Those five little words – ‘How to boost credit score’ – can make such a huge difference to our lives.
A poor credit report doesn’t just potentially affect your chances of getting a mortgage, a loan or credit card these days. It can also impact your mobile phone contract, car insurance, bank accounts, and it will invariably lead to you being offered higher interest rates. The consequences are wide-ranging and the strain they place upon our financial circumstances can be demoralising as well as damaging. What we need to remember though is a poor credit score can happen to anyone, at any stage of their life. And no matter how frustrating it may be, there are ways of improving it.
Here’s all you need to know about how to boost credit score ratings, and what PCCU can do to help.
Tips on how to boost credit score
- Reduce your credit utilisation. Your credit utilisation ratio is a measure of how much available credit you are using. For example, if you have a credit card limit of £10,000 and the balance is £6,000, that is a rate of 60%. You should aim to keep this below 30% through not overspending and ensuring credit card balances are paid off.
- Keep old accounts open. Closing down old credit cards while you have a balance on other ones could increase your credit utilisation ratio.
- Limit requests for new credit. When applying for a credit card, loan or mortgage, a lender will complete a comprehensive review of your credit history in order to determine how much of a risk you pose. This is called a hard inquiry. A single hard search is unlikely to have an adverse affect on your credit score. However, a number of them in a short period of time can be problematic.
- Review your credit file, for free by clicking here, to check for errors. When doing this make sure to check using soft inquiries as this will not affect your credit score.

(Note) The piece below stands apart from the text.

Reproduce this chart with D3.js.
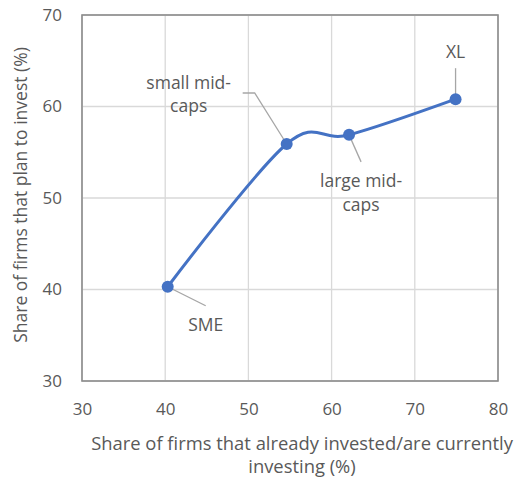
<!DOCTYPE html>
<html>
<head>
<meta charset="utf-8">
<script src="https://cdn.jsdelivr.net/npm/d3@7"></script>
<style>
  body { margin: 0; background: #fff; }
  text { font-family: "Open Sans", sans-serif; fill: #595959; }
</style>
</head>
<body>
<div id="chart"></div>
<script>
// firm size groups
const groups = ["SME", "small mid-caps", "large mid-caps", "XL"];
const investedShare = [40.3, 54.6, 62.1, 74.9];   // x, %
const planShare = [40.3, 55.9, 56.9, 60.8];       // y, %
const xTicks = [30, 40, 50, 60, 70, 80];
const yTicks = [30, 40, 50, 60, 70];

const W = 521, H = 484;
const margin = { top: 15, right: 23, bottom: 103, left: 82 };

const svg = d3.select("#chart").append("svg")
    .attr("width", W)
    .attr("height", H);

const x = d3.scaleLinear().domain([30, 80]).range([margin.left, W - margin.right]);
const y = d3.scaleLinear().domain([30, 70]).range([H - margin.bottom, margin.top]);

// gridlines
svg.append("g")
    .selectAll("line.vg")
    .data(xTicks)
    .join("line")
    .attr("x1", d => x(d)).attr("x2", d => x(d))
    .attr("y1", y(30)).attr("y2", y(70))
    .attr("stroke", "#d9d9d9").attr("stroke-width", 1.3);

svg.append("g")
    .selectAll("line.hg")
    .data(yTicks)
    .join("line")
    .attr("y1", d => y(d)).attr("y2", d => y(d))
    .attr("x1", x(30)).attr("x2", x(80))
    .attr("stroke", "#d9d9d9").attr("stroke-width", 1.3);

// plot frame
svg.append("rect")
    .attr("x", x(30)).attr("y", y(70))
    .attr("width", x(80) - x(30)).attr("height", y(30) - y(70))
    .attr("fill", "none").attr("stroke", "#8c8c8c").attr("stroke-width", 1.6);

// axes (labels only)
const xAxis = svg.append("g")
    .attr("transform", `translate(0,${y(30)})`)
    .call(d3.axisBottom(x).tickValues(xTicks).tickSize(0).tickPadding(22));
xAxis.select(".domain").remove();
xAxis.selectAll("text").style("font-size", "17px").attr("fill", "#595959");

const yAxis = svg.append("g")
    .attr("transform", `translate(${x(30)},0)`)
    .call(d3.axisLeft(y).tickValues(yTicks).tickSize(0).tickPadding(20));
yAxis.select(".domain").remove();
yAxis.selectAll("text").style("font-size", "17px").attr("fill", "#595959");

// axis titles
svg.append("text")
    .attr("text-anchor", "middle")
    .attr("x", 302).attr("y", 450)
    .style("font-size", "18.4px")
    .text("Share of firms that already invested/are currently");
svg.append("text")
    .attr("text-anchor", "middle")
    .attr("x", 302).attr("y", 473)
    .style("font-size", "18.4px")
    .text("investing (%)");

svg.append("text")
    .attr("text-anchor", "middle")
    .attr("transform", "rotate(-90)")
    .attr("x", -195).attr("y", 27)
    .style("font-size", "17.5px")
    .text("Share of firms that plan to invest (%)");

// data
const pts = groups.map((g, i) => ({ name: g, x: investedShare[i], y: planShare[i] }));

// label anchor offsets and leader lines in px, relative to the point
const labelPos = {
    "SME": { dx: 38, dy: 44, gap: 24, lead: [[0, 0], [38, 19]] },
    "small mid-caps": { dx: -98, dy: -55, gap: 23, lead: [[0, 0], [-32, -51], [-44, -51]] },
    "large mid-caps": { dx: 12, dy: 52, gap: 24, lead: [[0, 0], [12, 27]] },
    "XL": { dx: 0, dy: -41, gap: 24, lead: [[0, 0], [0, -31]] }
};

svg.append("g")
    .selectAll("path.lead")
    .data(pts)
    .join("path")
    .attr("d", d => d3.line()(labelPos[d.name].lead.map(p => [x(d.x) + p[0], y(d.y) + p[1]])))
    .attr("fill", "none")
    .attr("stroke", "#a6a6a6")
    .attr("stroke-width", 1.3);

// smoothed line
svg.append("path")
    .datum(pts)
    .attr("d", d3.line().x(d => x(d.x)).y(d => y(d.y)).curve(d3.curveCardinal.tension(0)))
    .attr("fill", "none")
    .attr("stroke", "#4472c4")
    .attr("stroke-width", 3);

svg.append("g")
    .selectAll("circle")
    .data(pts)
    .join("circle")
    .attr("cx", d => x(d.x))
    .attr("cy", d => y(d.y))
    .attr("r", 6)
    .attr("fill", "#4472c4");

// point labels
const lbl = svg.append("g")
    .selectAll("text")
    .data(pts)
    .join("text")
    .attr("text-anchor", "middle")
    .style("font-size", "17.5px")
    .attr("x", d => x(d.x) + labelPos[d.name].dx)
    .attr("y", d => y(d.y) + labelPos[d.name].dy);

lbl.each(function (d) {
    const parts = d.name.includes("mid-caps") ? [d.name.replace("caps", ""), "caps"] : [d.name];
    d3.select(this).selectAll("tspan")
        .data(parts)
        .join("tspan")
        .attr("x", x(d.x) + labelPos[d.name].dx)
        .attr("dy", (p, i) => i === 0 ? 0 : labelPos[d.name].gap)
        .text(p => p);
});
</script>
</body>
</html>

- Have any inaccurate things removed. Filling a dispute – for example, over a late payment – can have a big impact on your credit score. Whether it goes up or down though will depend on the outcome of the dispute. Late payments will generally stay on your report for seven years.

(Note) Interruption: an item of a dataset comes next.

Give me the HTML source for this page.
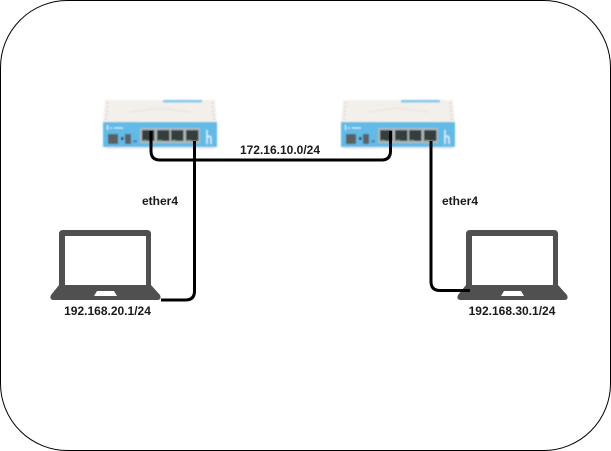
<!DOCTYPE html>
<html>
<head>
<meta charset="utf-8">
<style>
html,body{margin:0;padding:0;background:#fff;width:611px;height:451px;overflow:hidden}
svg{display:block}
text{font-family:"Liberation Sans",sans-serif;font-size:12px;font-weight:bold;fill:#1a1a1a}
</style>
</head>
<body>
<svg width="611" height="451" viewBox="0 0 611 451" xmlns="http://www.w3.org/2000/svg">
<defs>
<filter id="b" x="-5%" y="-5%" width="110%" height="110%"><feGaussianBlur stdDeviation="0.85"/></filter>
<g id="router">
<g filter="url(#b)">
<path d="M105 100H215L217 123H103Z" fill="#f3f0ec"/>
<rect x="163" y="100" width="39" height="2.5" fill="#7cc8ee"/>
<path d="M108 102l-2 18M212 102l2 18" stroke="#e4d8d4" stroke-width="2" stroke-dasharray="2 2" fill="none"/>
<path d="M130 112L160 108L190 112" stroke="#ebe8e4" stroke-width="2" fill="none"/>
<rect x="103" y="122" width="114" height="25" fill="#62bae7"/>
<rect x="105" y="147" width="110" height="2" fill="#ececec"/>
<rect x="108" y="134" width="10" height="10" fill="#5a5f61"/>
<rect x="121" y="137" width="2.5" height="3" fill="#333"/>
<rect x="125" y="134" width="6" height="10" fill="#5c6062"/>
<rect x="133" y="140" width="4" height="2.5" fill="#4f8aa8"/>
<rect x="140" y="128" width="60" height="15" fill="#b4babc"/>
<rect x="142" y="130" width="12.5" height="11" fill="#363c3d"/>
<rect x="157" y="130" width="12.5" height="11" fill="#363c3d"/>
<rect x="171" y="130" width="12.5" height="11" fill="#363c3d"/>
<rect x="186" y="130" width="12.5" height="11" fill="#363c3d"/>
<rect x="143" y="140" width="4" height="1.5" fill="#6faa78"/>
<rect x="158" y="140" width="4" height="1.5" fill="#6faa78"/>
<rect x="172" y="140" width="4" height="1.5" fill="#6faa78"/>
<rect x="187" y="140" width="4" height="1.5" fill="#6faa78"/>
<path d="M207 130v14M207 137q4-2 4 2v5" stroke="#eaf6fc" stroke-width="1.3" fill="none"/>
<path d="M107.5 125v5M110 128h2M114 128h9" stroke="#d8eefa" stroke-width="1.3" fill="none"/>
</g>
</g>
<g id="laptop">
<path d="M63 230H147Q151 230 151 234V285H59V234Q59 230 63 230Z" fill="#505050"/>
<rect x="65" y="236" width="81" height="49" fill="#fff"/>
<path d="M59 285H151L160 295Q162 300 157 300H54Q49 300 51 295Z" fill="#505050"/>
<path d="M97 291H114L117 296H94Z" fill="#fff"/>
</g>
</defs>
<rect x="0.5" y="0.5" width="610" height="450" rx="67" ry="67" fill="#fff" stroke="#000" stroke-width="1"/>
<use href="#router"/>
<use href="#router" x="238"/>
<use href="#laptop"/>
<use href="#laptop" x="407"/>
<path d="M151 131V151Q151 160 160 160H381.5Q390.5 160 390.5 151V131" fill="none" stroke="#000" stroke-width="3"/>
<path d="M194.5 141V291Q194.5 300 185.500 300H161" fill="none" stroke="#000" stroke-width="3"/>
<path d="M431 141V281.500Q431 290.500 440 290.500H470" fill="none" stroke="#000" stroke-width="3"/>
<text x="280" y="154" text-anchor="middle">172.16.10.0/24</text>
<text x="160" y="205" text-anchor="middle">ether4</text>
<text x="460" y="205" text-anchor="middle">ether4</text>
<text x="107.500" y="315" text-anchor="middle">192.168.20.1/24</text>
<text x="512" y="315" text-anchor="middle">192.168.30.1/24</text>
</svg>
</body>
</html>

- Deal with your delinquencies. Being late by more than one month is considered delinquent. A lender may not report a delinquent account to a credit agency until two or more payments are missed, so if you do miss one try your best to come up with an arrangement as soon as possible.
- Prove where you live. Registering to vote will help confirm to lenders your name and address, which in turn should increase your credit score. Also, bear in mind that moving home regularly can give lenders the impression you are struggling with paying rent.
- Make repayments on time. Payment history is one of the biggest determining factors in calculating a person’s credit score. Avoiding late payments is therefore crucial if we’re to keep our score high and healthy. This can be easier said than done, which is why, if you are struggling, you should contact PCCU.
Can I still get a loan with bad credit?
Getting a loan with bad credit is possible, but it’s often a lot more challenging and far more expensive.
As a not-for-profit organisation, PCCU operates a much fairer model when compared to other lenders; starting with the fact we don’t judge a person solely by their credit score. Although we do check credit history, each application is assessed individually by a person – not a computer – who looks at affordability, income and expenditure. We only lend amounts we are confident you can afford to pay back, and we also don’t charge differing rates of interest on loans based on your credit score.
PCCU is committed to offering products and services that help account holders manage their finances while building up a history of good money management. All loans taken are reported to the credit agency Experian, which means as long as an account holder makes their payments on time their credit rating will improve.